Opposite of Beato’s monochrome prints is the exuberant color palette of Photography from the New China, which signifies the entrance of a new and contemporary trajectory. To quote Wu Hung, Consulting Curator of University of Chicago’s Smart Museum of Art, “It was as if a century of Western art had been restaged in China.” After the Cultural Revolution, an influx of Western culture, arts, and theories that were all banned during Chairman Mao’s reign became available, which deeply influenced artists, and ultimately paved the way for the rise of China’s own contemporary art movement. Subsequently, photography became more popular and accessible to the Chinese, and inherently became an art practice soon after. In New China, the artists’ proximity to the Cultural Revolution is the unifying factor in their work. Chinese artist Hai Bo takes viewers back to a time and place—not too far away yet almost unfamiliar—of the Cultural Revolution through his series of portraits that reflect the changing state of China and individual people.

The artists of Beijing’s East Village, Rong Rong and Zhang Huan, as well as Ma Liuming, experimented with the body and self-image through avant-garde performances, which were photographed for the sake of questioning the function of documentation.

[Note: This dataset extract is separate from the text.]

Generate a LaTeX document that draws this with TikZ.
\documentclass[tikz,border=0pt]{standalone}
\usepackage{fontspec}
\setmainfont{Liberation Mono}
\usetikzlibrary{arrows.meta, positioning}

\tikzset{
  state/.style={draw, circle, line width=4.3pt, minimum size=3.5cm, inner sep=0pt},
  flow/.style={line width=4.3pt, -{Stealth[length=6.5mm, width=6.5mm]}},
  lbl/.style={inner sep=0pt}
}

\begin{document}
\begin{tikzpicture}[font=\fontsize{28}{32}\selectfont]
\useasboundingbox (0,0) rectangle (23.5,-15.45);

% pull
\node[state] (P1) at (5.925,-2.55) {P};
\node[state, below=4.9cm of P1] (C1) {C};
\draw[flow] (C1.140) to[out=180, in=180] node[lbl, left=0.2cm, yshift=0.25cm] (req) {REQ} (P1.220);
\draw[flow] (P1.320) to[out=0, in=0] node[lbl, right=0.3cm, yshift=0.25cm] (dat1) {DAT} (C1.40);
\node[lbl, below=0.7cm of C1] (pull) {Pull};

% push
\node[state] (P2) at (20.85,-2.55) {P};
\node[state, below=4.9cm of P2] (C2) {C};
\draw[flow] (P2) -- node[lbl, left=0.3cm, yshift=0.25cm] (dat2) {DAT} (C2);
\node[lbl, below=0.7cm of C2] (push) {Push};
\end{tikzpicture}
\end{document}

Wang Qingsong’s staged photographs (the one below particularly references itself to a work of art from ancient China) question a consumerist and capitalistic post-Mao China that is forcibly storming onto the world stage. New China surveys Chinese artists’ own responses to an ever-changing China, questioning and challenging the self and society with the influence of Western culture. The exhibition offers a fresh introduction of Chinese contemporary photography with images that speak for themselves.

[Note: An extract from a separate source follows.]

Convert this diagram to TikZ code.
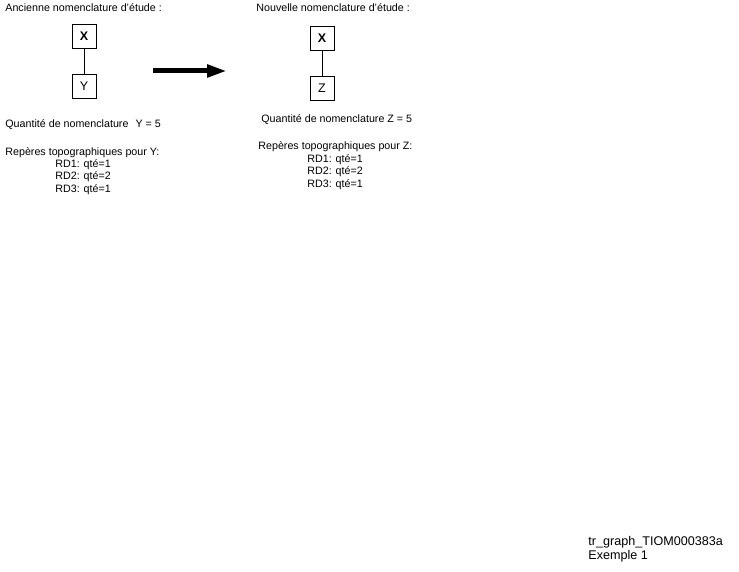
\documentclass[tikz,border=0pt]{standalone}
\usepackage{fontspec}
\setmainfont{Liberation Sans}
\usetikzlibrary{arrows.meta}
\tikzset{
  txt/.style={anchor=west,inner sep=0pt},
  bloc/.style={draw,line width=.8pt,minimum size=24pt,inner sep=0pt,font=\fontsize{12.5}{14}\selectfont}
}
\begin{document}
\begin{tikzpicture}[x=1pt,y=-1pt,line width=.8pt,font=\fontsize{10.7}{13}\selectfont]
\useasboundingbox (0,0) rectangle (739,572);
% ancienne nomenclature
\node[txt] (titreA) at (5,8) {Ancienne nomenclature d'étude :};
\node[bloc] (xa) at (84,36) {\bfseries X};
\node[bloc] (ya) at (84,86) {Y};
\draw (xa)--(ya);
\node[txt] (qteA) at (5,125) {Quantité de nomenclature\hspace{7pt}Y = 5};
\node[txt] (repA) at (5,153) {Repères topographiques pour Y:};
\node[txt] (rdA1) at (55,165) {RD1: qté=1};
\node[txt] (rdA2) at (55,177) {RD2: qté=2};
\node[txt] (rdA3) at (55,190) {RD3: qté=1};
% fleche
\coordinate (f1) at (153,71);
\coordinate (f2) at (227,71);
\draw[line width=5pt,-{Triangle[length=20pt,width=12pt]}] (f1)--(f2);
% nouvelle nomenclature
\node[txt] (titreN) at (256,8) {Nouvelle nomenclature d'étude :};
\node[bloc] (xn) at (322,38) {\bfseries X};
\node[bloc] (zn) at (322,88) {Z};
\draw (xn)--(zn);
\node[txt] (qteN) at (261,120) {Quantité de nomenclature Z = 5};
\node[txt] (repN) at (258,147) {Repères topographiques pour Z:};
\node[txt] (rdN1) at (307,160) {RD1: qté=1};
\node[txt] (rdN2) at (307,172) {RD2: qté=2};
\node[txt] (rdN3) at (307,185) {RD3: qté=1};
% reference
\node[txt,font=\fontsize{12.6}{15}\selectfont] (ref) at (588,542) {tr\_graph\_TIOM000383a};
\node[txt,font=\fontsize{12.6}{15}\selectfont] (ex) at (588,556) {Exemple 1};
\end{tikzpicture}
\end{document}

owever, Chinese contemporary art ultimately stemmed from westernization, so it is only inherent that this exhibition would revolve around responses to the Cultural Revolution, capitalism, and individualism. I felt that this exhibition did not successfully survey Chinese contemporary art as it should have. Focusing mainly on post-60s generation artists, who experienced an entirely different China than artists born in the eighties, ultimately left out a huge segment of China’s contemporary art movement. Post-80s generation artists have, likewise, impacted the development of Chinese contemporary art because they offer a very different vantage point. Having little to no understanding of the Cultural Revolution, post-80s generation artists grew up in a more affluent, open, and capitalistic China, and it is important to note the historical difference between those who experienced the incredible force of the Cultural Revolution and those who did not. With China modernizing and developing, the exhibition would have been a more well rounded and diverse experience if it included artists from different generations. Regardless of this issue, the Getty ultimately succeeded in introducing arts of China through two exhibitions with two entirely different vantage points.